A Time for Birds

Branches almost completely bare of leaves are now busy with bird life.  Mourning doves sit silently shifting their proportionately huge (their heads are so weirdly small!) bodies around the maple tree.  Cardinals line-up at the bird feeders and chickadees creep upside-down around the crab-apple tree at the end of our driveway, now heavy with fruit.

My neck cricks, watching all of the fluttering action on this bright Sunday morning walk with Tetley.  We turned the clocks back an hour, another milepost for the season and technically, it’s still early and quiet (no leaf blowers) enough so I heard a distant line of geese, flying as only half a vector.  Why did they fly in a straight line although there were enough of them to form a V?

Yesterday, half-a-dozen parrots decorated our oak tree.
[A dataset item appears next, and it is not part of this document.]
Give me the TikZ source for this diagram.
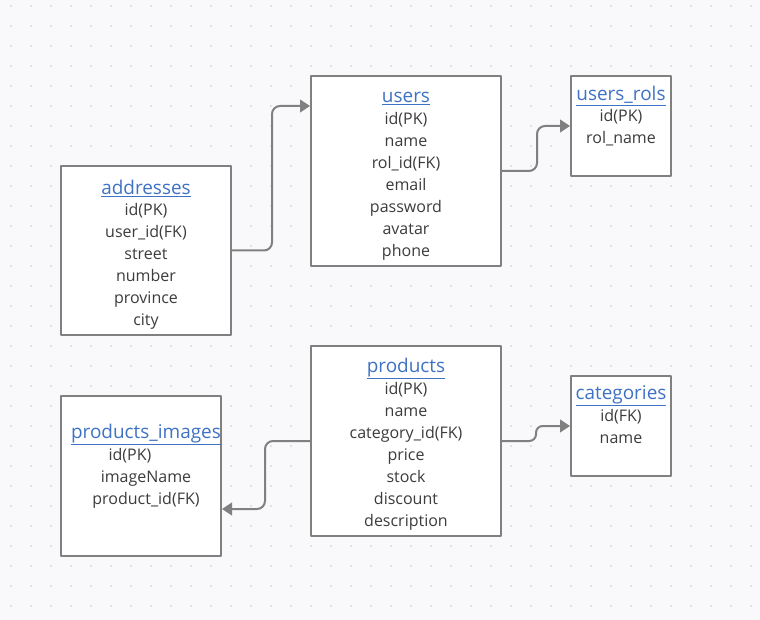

I rarely see them still – usually they flash by as noisy-green squawking mobs. But there they were – sitting, tropical green and magnificent throughout the oak’s dull branches, unusually quiet, they let out only the odd screech.  I love to see these accidental-immigrants (the story goes that years ago there was a crate-escape from a shipment landing at La Guardia airport.) but don’t want them moving onto our property — which makes me sound like some kind of bird-bigot. It’s just that they make way too much noise and their nests can overwhelm and kill a tree. So Molly and I stood beneath them, doing our best screeching imitations of parrot-speak, to say: ‘move-on!’ before collapsing in hysterics.

I hope to see our neighborhood raptor soon.  The branch in the neighboring wood where he sits in-watch or to digest some unfortunate, small creature, is visible again. In the summer we sometimes heard his distinctive high-pitch, plaintive scream, but rarely saw him for more than a few minutes, majestically floating by.  While I am sad to be edging closer to winter, I love our new view of the birds.